We use a case study of a small machine shop that manufactures metal products. The shop comprises of a foundry, one milling machine, one lathe machine, a drilling machine, and an ultrasonic inspection center. There are two classes of products: A and B. Figure 4 shows the work flow. Production starts when the parts are loaded onto the shop. After casting, A requires turning operations while B requires milling. Final process is drilling although some of A do not use it. All parts pass through the inspection station.

Fig. 4.
figure 4

Workflow through the shop

Energy Modeling and Simulation:

A discrete event simulation model of the shop was constructed using AnyLogic simulation software tool. To attribute energy to a unit part, we use a framework such as that developed by Seow et al. (2011). Two types of energy are distinguished: direct and indirect. Direct energy is the type used in the actual production process, e.g., heat to melt metal. Indirect energy is that used in the ambient working area such as heating, ventilation, and air-conditioning (HVAC), and lighting.

Direct Energy: The direct energy for the casting process is obtained by combining energy used to bring the metal from room temperature to melting temperature and the fusion energy required. Machining energy is related to machining time. Both these quantities are calculated using empirical expressions for machining of mild steel products (Sonmez et al. 1999; Sardinas et al. 2006). For product inspection, the energy consumed is equal to the energy rating of the ultrasonic tester multiplied by duration of the inspection.

Indirect Energy: Indirect energy consumed in each section of the shop depends on the type of manufacturing activity. Indirect energy is calculated by considering HVAC and lighting rating requirements for manufacturing activities carried out in these sections. Energy per part is obtained by dividing the result by the total of parts produced.

Simulation Output:

Simulation experiments are carried out to investigate the impact of batch size on both energy consumptions per part. Batch size is the variable used because it affects many factors including setup time and setup cost, inventory levels, lead times, safety stock, and order fulfilment. In general, small batch sizes are associated with higher overall set-up time while large batch size, without lot-splitting, can lead to increased idling and thus, reduced throughput. The effect of batch size is investigated for its effect on energy consumption and throughput in the multi-stage production environment. Note that set-up time for casting is not a constant for all batch sizes.

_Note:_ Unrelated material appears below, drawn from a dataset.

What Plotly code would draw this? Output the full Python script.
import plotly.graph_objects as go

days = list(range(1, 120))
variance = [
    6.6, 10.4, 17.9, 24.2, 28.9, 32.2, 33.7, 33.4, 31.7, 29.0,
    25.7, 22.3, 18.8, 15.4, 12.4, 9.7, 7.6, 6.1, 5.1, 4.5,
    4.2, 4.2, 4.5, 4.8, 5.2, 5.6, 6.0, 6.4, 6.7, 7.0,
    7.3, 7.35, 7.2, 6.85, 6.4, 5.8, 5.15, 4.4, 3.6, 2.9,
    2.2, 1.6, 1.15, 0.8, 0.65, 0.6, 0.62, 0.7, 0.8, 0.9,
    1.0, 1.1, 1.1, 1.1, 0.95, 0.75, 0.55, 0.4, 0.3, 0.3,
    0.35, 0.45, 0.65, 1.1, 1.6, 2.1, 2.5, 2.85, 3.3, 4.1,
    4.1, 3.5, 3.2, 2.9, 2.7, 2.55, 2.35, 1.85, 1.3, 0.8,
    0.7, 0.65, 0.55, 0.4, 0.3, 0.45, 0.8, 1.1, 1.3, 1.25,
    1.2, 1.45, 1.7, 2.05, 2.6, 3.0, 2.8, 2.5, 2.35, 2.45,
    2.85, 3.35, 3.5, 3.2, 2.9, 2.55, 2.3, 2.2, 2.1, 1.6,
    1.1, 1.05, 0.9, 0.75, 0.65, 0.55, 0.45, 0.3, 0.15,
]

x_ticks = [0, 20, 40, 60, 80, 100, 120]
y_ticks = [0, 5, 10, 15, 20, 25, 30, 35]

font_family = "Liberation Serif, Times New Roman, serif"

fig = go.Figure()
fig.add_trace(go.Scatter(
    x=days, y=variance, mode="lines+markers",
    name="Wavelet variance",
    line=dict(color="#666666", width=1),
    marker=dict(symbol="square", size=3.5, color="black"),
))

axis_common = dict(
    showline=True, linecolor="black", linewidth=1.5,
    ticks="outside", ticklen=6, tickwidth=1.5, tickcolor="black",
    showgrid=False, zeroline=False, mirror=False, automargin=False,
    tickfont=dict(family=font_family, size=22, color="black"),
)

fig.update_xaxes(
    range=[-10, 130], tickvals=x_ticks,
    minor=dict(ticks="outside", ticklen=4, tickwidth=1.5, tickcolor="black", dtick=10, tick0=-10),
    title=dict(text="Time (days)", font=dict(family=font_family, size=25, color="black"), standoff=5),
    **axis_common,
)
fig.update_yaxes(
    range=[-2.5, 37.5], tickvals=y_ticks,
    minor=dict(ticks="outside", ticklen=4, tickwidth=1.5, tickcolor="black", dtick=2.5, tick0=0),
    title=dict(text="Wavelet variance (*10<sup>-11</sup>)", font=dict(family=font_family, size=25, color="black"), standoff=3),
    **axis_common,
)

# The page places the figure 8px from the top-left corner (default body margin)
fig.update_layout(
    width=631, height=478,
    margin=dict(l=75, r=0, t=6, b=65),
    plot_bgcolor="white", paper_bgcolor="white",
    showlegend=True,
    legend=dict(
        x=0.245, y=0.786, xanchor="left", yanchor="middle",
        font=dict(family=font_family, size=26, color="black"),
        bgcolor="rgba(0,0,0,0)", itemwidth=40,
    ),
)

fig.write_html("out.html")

The energy consumption is shown in the graph in Fig. 5. For each experiment, Parts A and B are loaded alternately onto the shop in batches of equal size. Batches are varied from an initial size of 5 units. For a batch-size less than ten units, there is significant increase in energy use per part while any batch sizes exceeding 20 units, the decrease in energy use is not significant. On the other hand, the total number of units produced falls almost evenly with increase in batch size. The decision maker can use this graph to balance energy per part and throughput for each situation.

Fig. 5.
figure 5

Variation of energy consumed per part with batch size

5 Summary and Discussion

This paper has discussed using value of a score for a KPI against a criterion to evaluate a candidate KPIs. This approach was adopted after realizing that the relationship between such scores and benefit from the score is not always linear. Thus, the concept of value of each score, as a basis for decision-making is relevant to the KPI selection process and largely hinges on constructing value functions for each criterion.

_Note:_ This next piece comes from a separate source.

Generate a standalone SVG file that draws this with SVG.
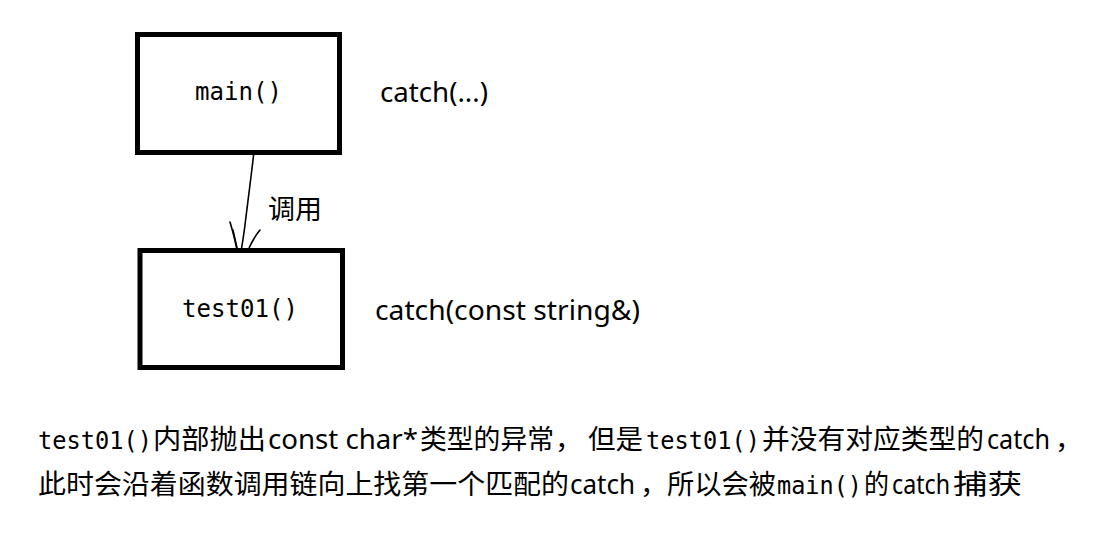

Expert knowledge and stakeholder contribution is crucial for deriving value functions used for ranking candidate KPIs. Selection for KPIs is based on the resulting ranks. Selected KPIs can be used for assessing and monitoring environmental measures such as energy consumption. Analysis and tradeoff can be made between different measures. Simulation modeling may be applied to further investigate performance due to decisions made at different control levels as well as possible interactions between different KPIs.